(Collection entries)

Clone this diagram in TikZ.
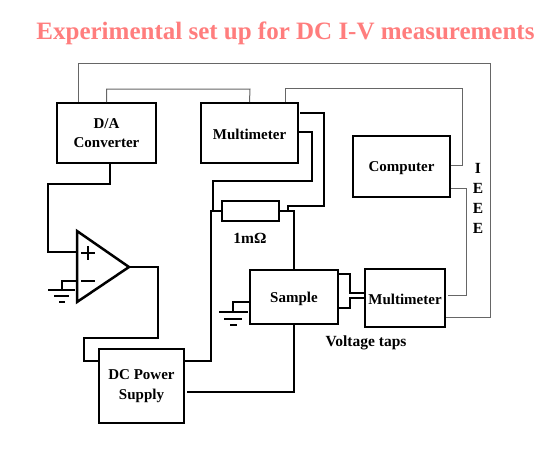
\documentclass[tikz,border=0pt]{standalone}
\usepackage{fontspec}
\setmainfont{Liberation Serif}
\usetikzlibrary{
  arrows.meta,
  positioning
}
\definecolor{titlered}{RGB}{255,125,125}
\tikzset{
  unit/.style = {
    draw,
    line width=2pt,
    align=center,
    inner sep=0pt,
    execute at begin node={\rule{0pt}{14pt}},
    font=\fontsize{15}{19.5}\selectfont\bfseries
  },
  wire/.style = {
    line width=2pt,
    line join=miter
  },
  bus/.style = {
    line width=1pt,
    color=black!60
  },
  caption/.style = {
    align=center,
    inner sep=0pt,
    font=\fontsize{15.5}{20}\selectfont\bfseries
  },
}

\begin{document}
\begin{tikzpicture}
				[
				x=1pt,y=-1pt
				]
				\useasboundingbox (0,0) rectangle (560,448);
				\node[inner sep=0pt,text=titlered,font=\fontsize{25}{30}\selectfont\bfseries] (title) at (285.5,33.5) {Experimental set up for DC I-V measurements};
				
				\node[unit,minimum width=99pt,minimum height=60pt] (da) at (106.5,133) {D/A\\Converter};
				\node[unit,minimum width=97pt,minimum height=60pt] (mma) at (249.5,133) {Multimeter};
				\node[unit,minimum width=97pt,minimum height=61pt] (pc) at (401.5,166.5) {Computer};
				\node[unit,minimum width=57pt,minimum height=20pt] (shunt) at (250.5,211) {};
				\node[unit,minimum width=88pt,minimum height=54pt] (sample) at (294,297) {Sample};
				\node[unit,minimum width=80pt,minimum height=58pt] (mmb) at (405,298) {Multimeter};
				\node[unit,minimum width=85pt,minimum height=74pt] (dc) at (141.5,386) {DC Power\\Supply};
				
				\node[caption] (ohm) at (250,238) {1mΩ};
				\node[caption] (taps) at (366,342.5) {Voltage taps};
				\node[caption] (ieee) at (478,198) {I\\E\\E\\E};
				
				\coordinate (ampa) at (77,231);
				\coordinate (ampb) at (77,302);
				\coordinate (ampout) at (129,267);
				\coordinate (ampplus) at (77,252);
				\coordinate (ampminus) at (77,281);
				\coordinate (gnda) at (62,290);
				\coordinate (gndb) at (233,312);
				\draw[wire,line width=2.5pt] (ampa) -- (ampb) -- (ampout) -- cycle;
				\draw[wire] (81,253) -- (95,253) (88,246) -- (88,260);
				\draw[wire] (81,281) -- (95,281);
				
				% ground symbols
				\draw[wire,line width=1.5pt] (48,290) -- (75,290) (54,296) -- (69,296) (59,302) -- (65,302);
				\draw[wire,line width=1.5pt] (219,312) -- (248,312) (224,319) -- (242,319) (230,325) -- (237,325);
				\draw[wire] (ampminus) -| (gnda);
				\draw[wire] ([yshift=-5pt]sample.west) -| (gndb);
				
				% power wiring
				\draw[wire] ([xshift=3.5pt]da.south) |- (48,184) |- (ampplus);
				\draw[wire] (ampout) -| (158,338) -| (84,361) -- ([yshift=25pt]dc.west);
				\draw[wire] ([yshift=25pt]dc.east) -| (211,211) -- (shunt.west);
				\draw[wire] ([yshift=1pt]mma.east) -| (312,181) -| (213,211);
				\draw[wire] (300,113) -| (324,206) -| (288,211);
				\draw[wire] (shunt.east) -| (sample.north);
				\draw[wire] (sample.south) |- ([xshift=2pt,yshift=-6pt]dc.east);
				\draw[wire] ([yshift=23pt]sample.east) -| (350,293) -- ([yshift=5pt]mmb.west);
				\draw[wire] ([yshift=-11pt]sample.east) -| (350,298) -- (mmb.west);
				
				% instrument bus
				\draw[bus] ([xshift=-28.5pt]da.north) |- (490,63) |- (mmb.east |- 0,317);
				\draw[bus] (da.north) |- (250,89) -- (mma.north);
				\draw[bus] ([xshift=35.5pt]mma.north) |- (462,88) |- (pc.east |- 0,165);
				\draw[bus] (pc.east |- 0,188) -| (466,295) -- (448,295);
		\end{tikzpicture}
\end{document}
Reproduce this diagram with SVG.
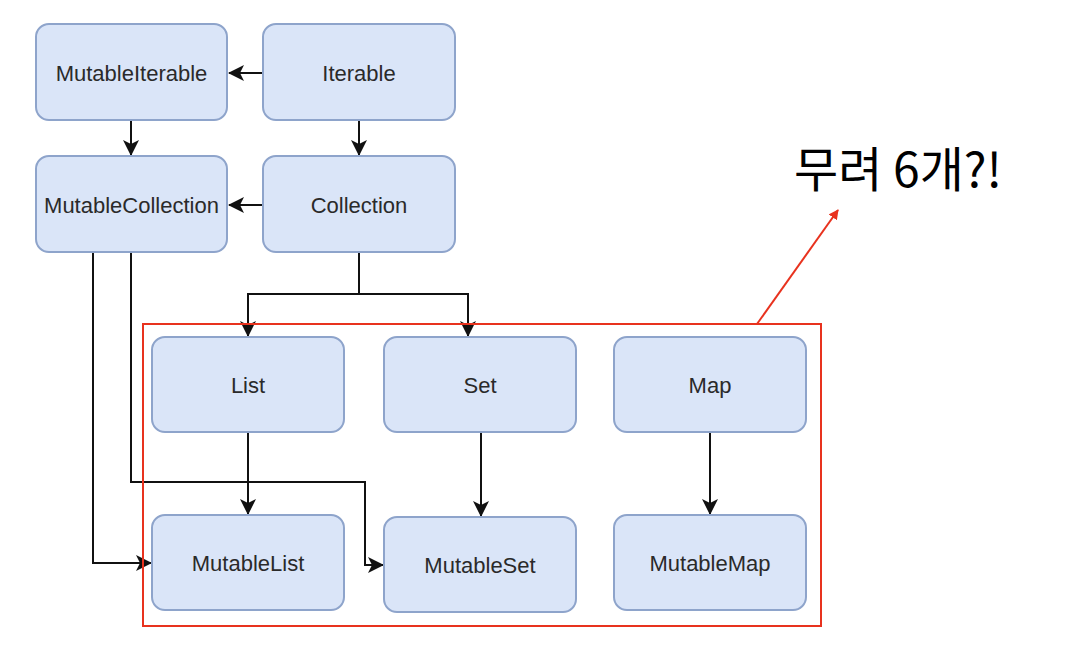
<svg xmlns="http://www.w3.org/2000/svg" width="1080" height="672" viewBox="0 0 1080 672">
<defs>
<style>
.box{fill:#dae5f8;stroke:#8ea4cb;stroke-width:2}
.lbl{font-family:"Liberation Sans",Arial,sans-serif;font-size:22px;fill:#2a2a2a;text-anchor:middle;dominant-baseline:central}
.edge{fill:none;stroke:#111;stroke-width:2}
</style>
<marker id="ah" viewBox="0 0 16 16" refX="15" refY="8" markerWidth="16" markerHeight="16" markerUnits="userSpaceOnUse" orient="auto">
<path d="M0,0 L16,8 L0,16 L4,8 z" fill="#111"/>
</marker>
<marker id="rh" viewBox="0 0 10 10" refX="9" refY="5" markerWidth="10" markerHeight="10" markerUnits="userSpaceOnUse" orient="auto">
<path d="M0,0 L10,5 L0,10 z" fill="#e8321e"/>
</marker>
</defs>
<rect width="1080" height="672" fill="#ffffff"/>
<g id="connectors">
<path class="edge" d="M263,73 H229" marker-end="url(#ah)"/>
<path class="edge" d="M131,120 V155" marker-end="url(#ah)"/>
<path class="edge" d="M359,120 V155" marker-end="url(#ah)"/>
<path class="edge" d="M263,205 H229" marker-end="url(#ah)"/>
<path class="edge" d="M359,252 V294 H248 V336" marker-end="url(#ah)"/>
<path class="edge" d="M359,294 H468 V336" marker-end="url(#ah)"/>
<path class="edge" d="M93,252 V563 H151" marker-end="url(#ah)"/>
<path class="edge" d="M131,252 V482 H365 V565 H383" marker-end="url(#ah)"/>
<path class="edge" d="M248,432 V514" marker-end="url(#ah)"/>
<path class="edge" d="M481,432 V516" marker-end="url(#ah)"/>
<path class="edge" d="M710,432 V514" marker-end="url(#ah)"/>
</g>
<g id="MutableIterable"><rect class="box" x="36" y="24" width="191" height="96" rx="13"/><text class="lbl" x="131.5" y="73">MutableIterable</text></g>
<g id="Iterable"><rect class="box" x="263" y="24" width="192" height="96" rx="13"/><text class="lbl" x="359" y="73">Iterable</text></g>
<g id="MutableCollection"><rect class="box" x="36" y="156" width="191" height="96" rx="13"/><text class="lbl" x="131.5" y="205">MutableCollection</text></g>
<g id="Collection"><rect class="box" x="263" y="156" width="192" height="96" rx="13"/><text class="lbl" x="359" y="205">Collection</text></g>
<g id="List"><rect class="box" x="152" y="337" width="192" height="95" rx="13"/><text class="lbl" x="248" y="385">List</text></g>
<g id="Set"><rect class="box" x="384" y="337" width="192" height="95" rx="13"/><text class="lbl" x="480" y="385">Set</text></g>
<g id="Map"><rect class="box" x="614" y="337" width="192" height="95" rx="13"/><text class="lbl" x="710" y="385">Map</text></g>
<g id="MutableList"><rect class="box" x="152" y="515" width="192" height="95" rx="13"/><text class="lbl" x="248" y="563">MutableList</text></g>
<g id="MutableSet"><rect class="box" x="384" y="517" width="192" height="95" rx="13"/><text class="lbl" x="480" y="565">MutableSet</text></g>
<g id="MutableMap"><rect class="box" x="614" y="515" width="192" height="95" rx="13"/><text class="lbl" x="710" y="563">MutableMap</text></g>
<g id="highlight">
<rect x="143" y="324" width="678" height="302" fill="none" stroke="#e8321e" stroke-width="2"/>
<path d="M757,324 L838,210" fill="none" stroke="#e8321e" stroke-width="2" marker-end="url(#rh)"/>
<text x="794" y="187" font-family="'Noto Sans CJK KR','Noto Sans',sans-serif" font-size="48" fill="#000">무려 6개?!</text>
</g>
</svg>
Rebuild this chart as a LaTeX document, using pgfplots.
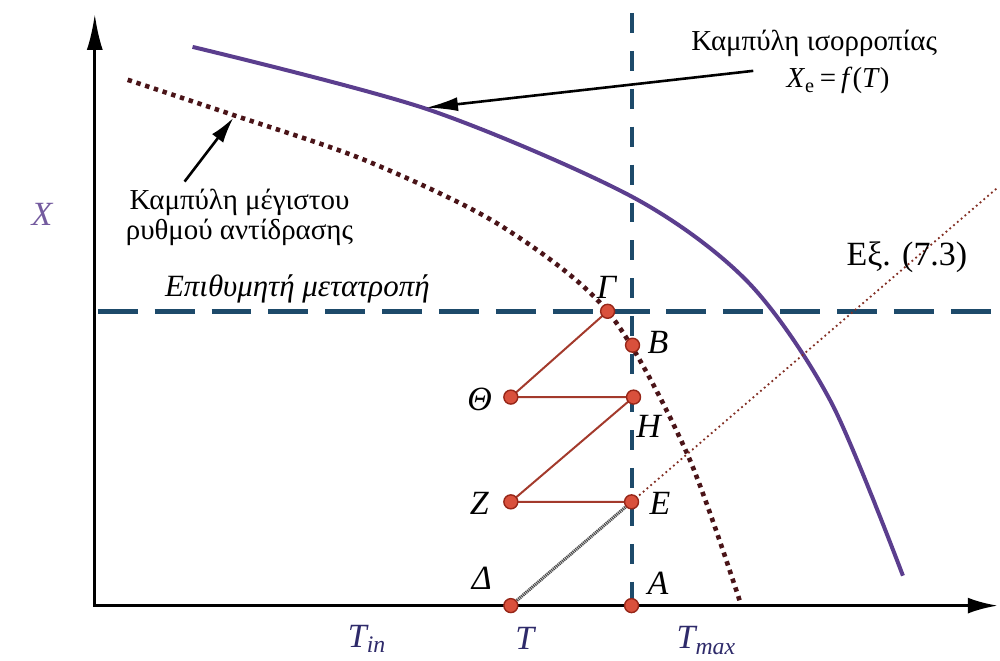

TASK DIRECTIONS => Copy out the records above in full, exactly as written, but not the pictures.

SOLVED EXERCISE =>
Clone this diagram in TikZ.
\documentclass[tikz,border=0pt]{standalone}
\usepackage{fontspec}
\setmainfont{Liberation Serif}
\usetikzlibrary{
  arrows.meta,
  positioning
}
\definecolor{titlered}{RGB}{255,125,125}
\tikzset{
  unit/.style = {
    draw,
    line width=2pt,
    align=center,
    inner sep=0pt,
    execute at begin node={\rule{0pt}{14pt}},
    font=\fontsize{15}{19.5}\selectfont\bfseries
  },
  wire/.style = {
    line width=2pt,
    line join=miter
  },
  bus/.style = {
    line width=1pt,
    color=black!60
  },
  caption/.style = {
    align=center,
    inner sep=0pt,
    font=\fontsize{15.5}{20}\selectfont\bfseries
  },
}

\begin{document}
\begin{tikzpicture}
				[
				x=1pt,y=-1pt
				]
				\useasboundingbox (0,0) rectangle (560,448);
				\node[inner sep=0pt,text=titlered,font=\fontsize{25}{30}\selectfont\bfseries] (title) at (285.5,33.5) {Experimental set up for DC I-V measurements};
				
				\node[unit,minimum width=99pt,minimum height=60pt] (da) at (106.5,133) {D/A\\Converter};
				\node[unit,minimum width=97pt,minimum height=60pt] (mma) at (249.5,133) {Multimeter};
				\node[unit,minimum width=97pt,minimum height=61pt] (pc) at (401.5,166.5) {Computer};
				\node[unit,minimum width=57pt,minimum height=20pt] (shunt) at (250.5,211) {};
				\node[unit,minimum width=88pt,minimum height=54pt] (sample) at (294,297) {Sample};
				\node[unit,minimum width=80pt,minimum height=58pt] (mmb) at (405,298) {Multimeter};
				\node[unit,minimum width=85pt,minimum height=74pt] (dc) at (141.5,386) {DC Power\\Supply};
				
				\node[caption] (ohm) at (250,238) {1mΩ};
				\node[caption] (taps) at (366,342.5) {Voltage taps};
				\node[caption] (ieee) at (478,198) {I\\E\\E\\E};
				
				\coordinate (ampa) at (77,231);
				\coordinate (ampb) at (77,302);
				\coordinate (ampout) at (129,267);
				\coordinate (ampplus) at (77,252);
				\coordinate (ampminus) at (77,281);
				\coordinate (gnda) at (62,290);
				\coordinate (gndb) at (233,312);
				\draw[wire,line width=2.5pt] (ampa) -- (ampb) -- (ampout) -- cycle;
				\draw[wire] (81,253) -- (95,253) (88,246) -- (88,260);
				\draw[wire] (81,281) -- (95,281);
				
				% ground symbols
				\draw[wire,line width=1.5pt] (48,290) -- (75,290) (54,296) -- (69,296) (59,302) -- (65,302);
				\draw[wire,line width=1.5pt] (219,312) -- (248,312) (224,319) -- (242,319) (230,325) -- (237,325);
				\draw[wire] (ampminus) -| (gnda);
				\draw[wire] ([yshift=-5pt]sample.west) -| (gndb);
				
				% power wiring
				\draw[wire] ([xshift=3.5pt]da.south) |- (48,184) |- (ampplus);
				\draw[wire] (ampout) -| (158,338) -| (84,361) -- ([yshift=25pt]dc.west);
				\draw[wire] ([yshift=25pt]dc.east) -| (211,211) -- (shunt.west);
				\draw[wire] ([yshift=1pt]mma.east) -| (312,181) -| (213,211);
				\draw[wire] (300,113) -| (324,206) -| (288,211);
				\draw[wire] (shunt.east) -| (sample.north);
				\draw[wire] (sample.south) |- ([xshift=2pt,yshift=-6pt]dc.east);
				\draw[wire] ([yshift=23pt]sample.east) -| (350,293) -- ([yshift=5pt]mmb.west);
				\draw[wire] ([yshift=-11pt]sample.east) -| (350,298) -- (mmb.west);
				
				% instrument bus
				\draw[bus] ([xshift=-28.5pt]da.north) |- (490,63) |- (mmb.east |- 0,317);
				\draw[bus] (da.north) |- (250,89) -- (mma.north);
				\draw[bus] ([xshift=35.5pt]mma.north) |- (462,88) |- (pc.east |- 0,165);
				\draw[bus] (pc.east |- 0,188) -| (466,295) -- (448,295);
		\end{tikzpicture}
\end{document}
Reproduce this diagram with SVG.
<svg xmlns="http://www.w3.org/2000/svg" width="1080" height="672" viewBox="0 0 1080 672">
<defs>
<style>
.box{fill:#dae5f8;stroke:#8ea4cb;stroke-width:2}
.lbl{font-family:"Liberation Sans",Arial,sans-serif;font-size:22px;fill:#2a2a2a;text-anchor:middle;dominant-baseline:central}
.edge{fill:none;stroke:#111;stroke-width:2}
</style>
<marker id="ah" viewBox="0 0 16 16" refX="15" refY="8" markerWidth="16" markerHeight="16" markerUnits="userSpaceOnUse" orient="auto">
<path d="M0,0 L16,8 L0,16 L4,8 z" fill="#111"/>
</marker>
<marker id="rh" viewBox="0 0 10 10" refX="9" refY="5" markerWidth="10" markerHeight="10" markerUnits="userSpaceOnUse" orient="auto">
<path d="M0,0 L10,5 L0,10 z" fill="#e8321e"/>
</marker>
</defs>
<rect width="1080" height="672" fill="#ffffff"/>
<g id="connectors">
<path class="edge" d="M263,73 H229" marker-end="url(#ah)"/>
<path class="edge" d="M131,120 V155" marker-end="url(#ah)"/>
<path class="edge" d="M359,120 V155" marker-end="url(#ah)"/>
<path class="edge" d="M263,205 H229" marker-end="url(#ah)"/>
<path class="edge" d="M359,252 V294 H248 V336" marker-end="url(#ah)"/>
<path class="edge" d="M359,294 H468 V336" marker-end="url(#ah)"/>
<path class="edge" d="M93,252 V563 H151" marker-end="url(#ah)"/>
<path class="edge" d="M131,252 V482 H365 V565 H383" marker-end="url(#ah)"/>
<path class="edge" d="M248,432 V514" marker-end="url(#ah)"/>
<path class="edge" d="M481,432 V516" marker-end="url(#ah)"/>
<path class="edge" d="M710,432 V514" marker-end="url(#ah)"/>
</g>
<g id="MutableIterable"><rect class="box" x="36" y="24" width="191" height="96" rx="13"/><text class="lbl" x="131.5" y="73">MutableIterable</text></g>
<g id="Iterable"><rect class="box" x="263" y="24" width="192" height="96" rx="13"/><text class="lbl" x="359" y="73">Iterable</text></g>
<g id="MutableCollection"><rect class="box" x="36" y="156" width="191" height="96" rx="13"/><text class="lbl" x="131.5" y="205">MutableCollection</text></g>
<g id="Collection"><rect class="box" x="263" y="156" width="192" height="96" rx="13"/><text class="lbl" x="359" y="205">Collection</text></g>
<g id="List"><rect class="box" x="152" y="337" width="192" height="95" rx="13"/><text class="lbl" x="248" y="385">List</text></g>
<g id="Set"><rect class="box" x="384" y="337" width="192" height="95" rx="13"/><text class="lbl" x="480" y="385">Set</text></g>
<g id="Map"><rect class="box" x="614" y="337" width="192" height="95" rx="13"/><text class="lbl" x="710" y="385">Map</text></g>
<g id="MutableList"><rect class="box" x="152" y="515" width="192" height="95" rx="13"/><text class="lbl" x="248" y="563">MutableList</text></g>
<g id="MutableSet"><rect class="box" x="384" y="517" width="192" height="95" rx="13"/><text class="lbl" x="480" y="565">MutableSet</text></g>
<g id="MutableMap"><rect class="box" x="614" y="515" width="192" height="95" rx="13"/><text class="lbl" x="710" y="563">MutableMap</text></g>
<g id="highlight">
<rect x="143" y="324" width="678" height="302" fill="none" stroke="#e8321e" stroke-width="2"/>
<path d="M757,324 L838,210" fill="none" stroke="#e8321e" stroke-width="2" marker-end="url(#rh)"/>
<text x="794" y="187" font-family="'Noto Sans CJK KR','Noto Sans',sans-serif" font-size="48" fill="#000">무려 6개?!</text>
</g>
</svg>
Rebuild this chart as a LaTeX document, using pgfplots.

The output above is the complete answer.